Having finished our study of biblical preaching, we resume our devotions on 1 Timothy 5. To this point Paul has been laying the theological foundation of healthy church leadership, exhorting Timothy to devote himself to the gospel, the only message that saves (1:1–2:7; 3:14–16). This groundwork includes the requirements for elders and deacons and the reasons for limiting eldership, if not also the diaconate, to men (2:8–3:13). Paul has also explained the goodness of the created order against those who deny it (4:1–5).

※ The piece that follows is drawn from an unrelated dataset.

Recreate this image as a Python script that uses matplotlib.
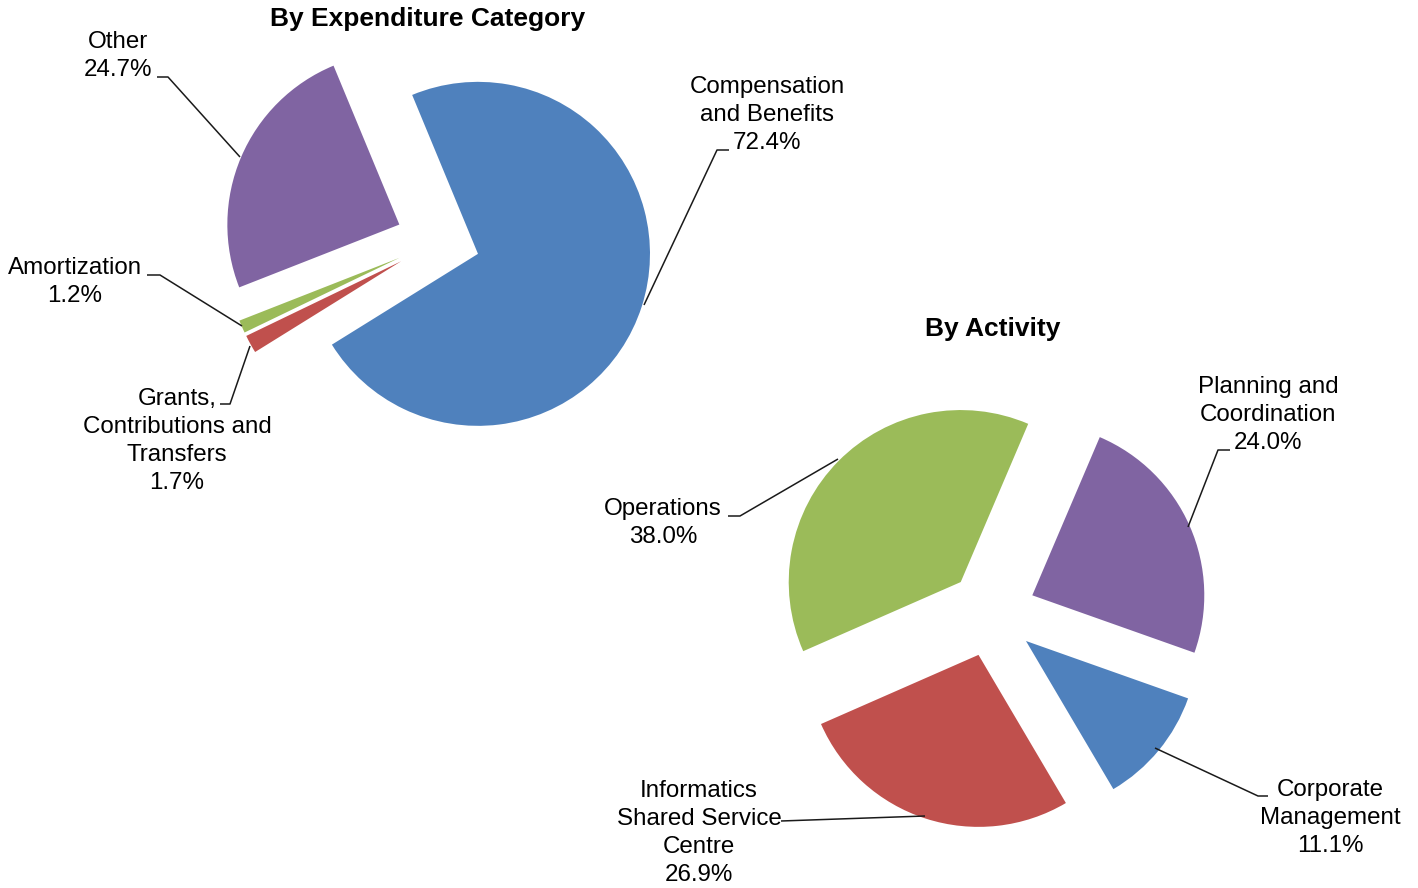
import matplotlib.pyplot as plt

plt.rcParams['font.family'] = ['Liberation Sans', 'DejaVu Sans']

# Spending breakdown, expenditure category (clockwise from the blue slice)
exp_labels = ['Compensation\nand Benefits', 'Grants,\nContributions and\nTransfers',
              'Amortization', 'Other']
exp_values = [72.4, 1.7, 1.2, 24.7]

# Spending breakdown, activity
act_labels = ['Corporate\nManagement', 'Informatics\nShared Service\nCentre',
              'Operations', 'Planning and\nCoordination']
act_values = [11.1, 26.9, 38.0, 24.0]

colors = ['#4F81BD', '#C0504D', '#9BBB59', '#8064A2']

W, H = 1418, 888
fig = plt.figure(figsize=(W / 100, H / 100), dpi=100)
ax = fig.add_axes([0, 0, 1, 1])


def fy(y):
    # top-down pixel row -> axis y
    return H - y


R = 172
ax.pie(exp_values, colors=colors, center=(438, fy(241)), radius=R,
       explode=[42] * 4, startangle=112.5, counterclock=False,
       wedgeprops=dict(linewidth=0))
ax.pie(act_values, colors=colors, center=(992, fy(613)), radius=R,
       explode=[44] * 4, startangle=-19.5, counterclock=False,
       wedgeprops=dict(linewidth=0))

ax.set_xlim(0, W)
ax.set_ylim(0, H)
ax.set_aspect('equal')
ax.axis('off')

FS = 17.4
TFS = 19
ax.text(428, fy(19), 'By Expenditure Category', ha='center', va='center',
        fontsize=TFS, fontweight='bold')
ax.text(993, fy(329), 'By Activity', ha='center', va='center',
        fontsize=TFS, fontweight='bold')

# label anchor (block centre) and leader line points for each slice
exp_text_pos = [(767, 115), (177, 441), (75, 282), (118, 56)]
exp_leaders = [[(644, 305), (717, 150), (729, 150)],
               [(250, 346), (230, 404), (220, 404)],
               [(242, 326), (160, 275), (147, 275)],
               [(240, 157), (168, 77), (157, 77)]]
act_text_pos = [(1330, 818), (699, 833), (663, 523), (1268, 415)]
act_leaders = [[(1155, 748), (1258, 796), (1268, 796)],
               [(925, 816), (781, 821)],
               [(838, 459), (740, 516), (728, 516)],
               [(1188, 527), (1218, 450), (1230, 450)]]

for labels, values, pos, leaders in [
        (exp_labels, exp_values, exp_text_pos, exp_leaders),
        (act_labels, act_values, act_text_pos, act_leaders)]:
    for lab, v, (tx, ty), pts in zip(labels, values, pos, leaders):
        ax.text(tx, fy(ty), f'{lab}\n{v:.1f}%', ha='center', va='center',
                fontsize=FS, linespacing=1.34, multialignment='center')
        ax.plot([p[0] for p in pts], [fy(p[1]) for p in pts],
                color='#1a1a1a', linewidth=1.1, solid_capstyle='butt')

fig.savefig('out.png', dpi=100)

Building on this framework, the apostle has also begun to give specific instructions for the conduct of ministry (vv. 6–16), and in today’s passage he continues to do so in directing young Timothy in how to deal with the older men in his congregation. Paul’s earlier letter to the Ephesians insists that believers obey the commandment to honor one’s parents (Eph. 6:1–3; see Ex. 20:12). He likely has this rule in mind as he guides Timothy in dealing with the senior men as Ephesus’ current pastor. Timothy needs to correct many of the elders (1 Tim. 1:3–4), but he must take into account their age as he addresses them (5:1). Paul is not absolutely forbidding hard words for older men if needed. “He does not wish old men to be spared or indulged in such a manner as to sin with impunity and without correction; he only wishes that some respect should be paid to their age, that they may more patiently bear to be admonished” (John Calvin).
Young men are tempted to think that their generation has all the answers and thereby deal inappropriately with older people. But the point here is that the younger pastor, if he is in the right, must not forget the deference and respect he owes his elders in such situations (Lev. 19:32). Unless the problems of character or doctrine are especially grievous, Timothy’s approach is to be one of gentle persuasion.
Timothy must love older men as fathers, seeking their restoration, not humiliation. Leo the Great, the fifth-century Roman bishop whose letter to the Council of Chalcedon helped to define orthodox Christology, wisely notes that “correction should be applied so as not to destroy charity” (ACCNT, vol. 9, p. 196).